A writer is a reader is the common mantra of most creative writing programmes and workshops… and a reader is… whether they are also a writer or not, an active player in the realisation of the poem. As Kate Tempest once described it:


"There's this electricity that surges between the writer, the book and the reader. As readers we don't give ourselves enough credit. Imagine this triumvirate thing - the writer, the text and the reader...the reader is why it lives. All three things have to be burning for it to live. The moment of the reading is as important as the writing of it."

Talking to readers about the poem that has been a friend to them gives us a different and priveleged access to the force-field of a poem through the unique way it has impacted on our visitor’s heart and mind and indeed their lives.
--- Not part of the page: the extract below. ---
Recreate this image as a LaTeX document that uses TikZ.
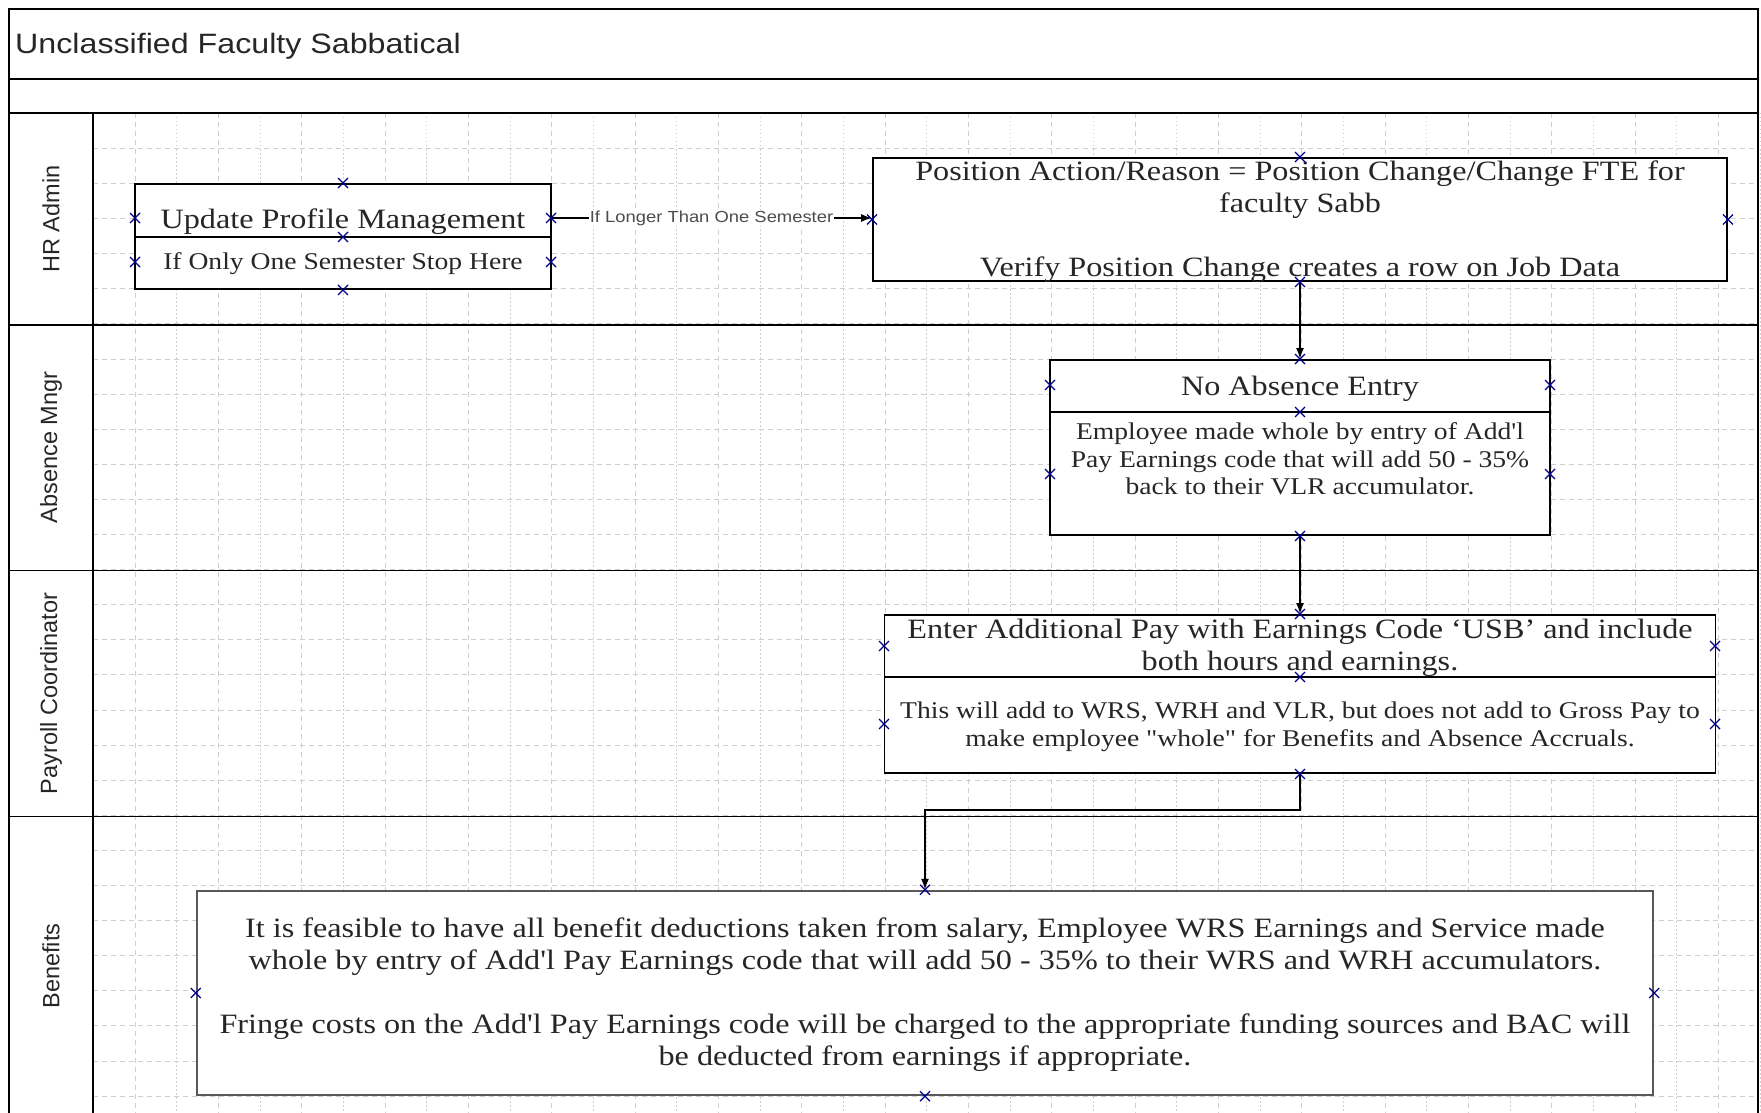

By way of a thank you to the people who come to share their poems and their stories with us we create a bespoke, gift reading of their chosen poem in the light of the conversation we have had with them and send it on to them after the event. Sarah Butler, writer, literature activist and MMU tutor described her day;


"It is such a fascinating process, unpacking the poem’s layers of personal and textual meaning with someone who has a very particular relationship with it. And then the process of creating the guest reading – trying to find a way to honour and reflect the conversation but also perhaps trying to offer something unexpected, a new way for the visitor to look at this poem they already know so well."

We go to poetry as writers and readers through the physical jolt of experience falling on words and turning them around in our mouths, ears and our hearts through the acoustic instrument of the poem’s form.


Vibrations were dancing between us in the conversations in the glass room of Manchester Central Library. We could see them leap, hover and dip on the monitor of our ‘Zoom’ recorder as each guest gave voice to the poem they had brought and we sat together in its company.